Anna, who moved to Gothenburg with her partner last year, was hoping to travel to the Czech Republic in March, where she has a frozen embryo from IVF waiting for her.
But as the coronavirus pandemic spread across Europe and lockdowns and travel bans were imposed, that soon became impossible.
There is no time limit on the procedure itself, but having spent a decade going through IVF in various countries and turning 40 this year, having the transfer put on hold is taking a toll on Anna.
“I’m not convinced if my travel is considered essential because it’s not medically necessary. It’s certainly essential to me,” she told The Local.
“I’m 40 so I’m concerned I don’t have too much time to get pregnant, I feel like every month my chances of having another child get lower and lower.
“The older you get, the less likely you are to carry a healthy pregnancy. When I was carrying my first child I was 36 and in London, they were already administering all kinds of tests due to my age, and I had a healthy pregnancy with no complications.”
Photo: Tomas Oneborg/SvD/TT
(article continues below)
See also on The Local:
She has been going through IVF with the clinic in Brno for four years, first chosen partly due to the much lower cost compared to New York where the couple lived at the time. Anna says the clinic staff have been helpful, appointing a travel coordinator to help couples in her situation and offering to provide a letter to help her cross the border.
Following the situation as closely as she can, Anna pushed back her planned journey first to June, and now hopes it will be possible in September.
But there are complications on both the Czech and Swedish side.
Currently, foreign visitors to the Czech Republic are required to submit proof of a PCR (diagnostic) test, which must have been taken within the past four days and stamped by a doctor. These tests show that the person does not have an active coronavirus infection.
But although Sweden has recently massively ramped up its testing, this mostly applies to antibody tests (which show whether the person has previously been infected), and only people currently experiencing symptoms linked to the coronavirus are eligible for a diagnostic test. The availability may vary between regions, and a referral from a medical professional is essential.
Scheduling this kind of test for four days before travel is therefore not possible. On top of that, there are further timing issues for the IVF procedure itself; the embryo transfer can only be done on specific days of the menstrual cycle, and patients also need to have an ultrasound around a week before.
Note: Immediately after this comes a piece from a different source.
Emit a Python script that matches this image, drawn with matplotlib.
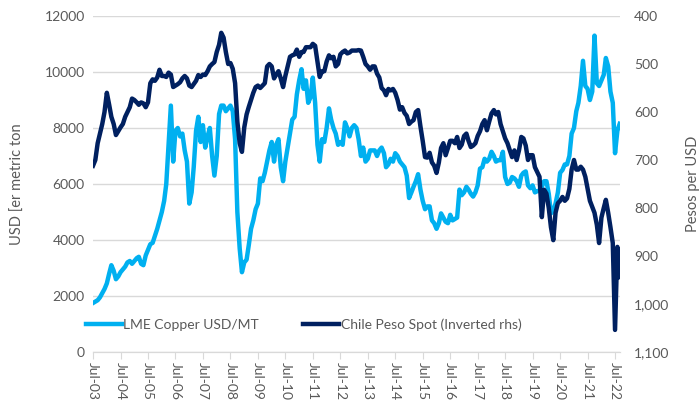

And if Anna is able to travel in September as she hopes, one final piece of bureaucracy will be sorting out her residence permits. These are only issued for one year at a time for students and their families, so Anna and her partner recently applied to renew their permits. If they get the go-ahead to travel before the new permits are issued, they will need to contact the Migration Agency to confirm they'll be allowed to reenter Sweden afterwards.
“There are so many bits and pieces that have to align for me to be able to go for an embryo transfer,” says Anna. “It’s very sad. After all these years of tests and bloodwork and so on, it’s exhausting.”
She also knows she is not alone in this experience.
“I’m part of online communities for people going through IVF, and I know I’m not the only one. It’s been devastating for some people. I’m 40, but there are people who are older, who might be 45 and feel like they could miss their chance.”
It’s not the first time the couple’s plans for a family have been disrupted by circumstances outside their control. Two years ago, Anna’s partner had cancer and they had to postpone the IVF for eight months while she underwent cancer treatment.
“I had tickets to go to the Czech Republic at the time, and it was devastating that we couldn’t proceed, but it was for the best. Then I kept transferring embryos and didn’t get pregnant… sometimes I feel like I should have got them transferred two years ago. You can never know,” she says.
“My partner is now in remission and is fine, receiving excellent care here in Sweden, but it’s not been an easy journey. There is so much uncertainty, I’m just trying to live one day at a time.”
After a decade spent going through IVF, Anna says she has developed coping mechanisms, but over the years a lot of this has revolved around the ability to plan; knowing what her options are and the next steps she will take if the current attempt doesn’t work out.
That's no longer possible, and with only limited Swedish language skills, it has also been a challenge finding the relevant information for her situation.
Hopes of seeing family living abroad over summer have also been dashed, but Anna is filling her time with an intensive Swedish course and the summer is usually the busiest time for her consultancy work.
She also says that she's managed to find a bright side of the restrictions that have put a stop to her usually frequent travel; extra time with her partner and three-year-old, “getting to know each other better and establishing a routine”.
They plan to use the summer to explore Sweden, ahead of the toddler's first term at preschool in mid-August. By this point, they hope they will have a better idea of their future as a family.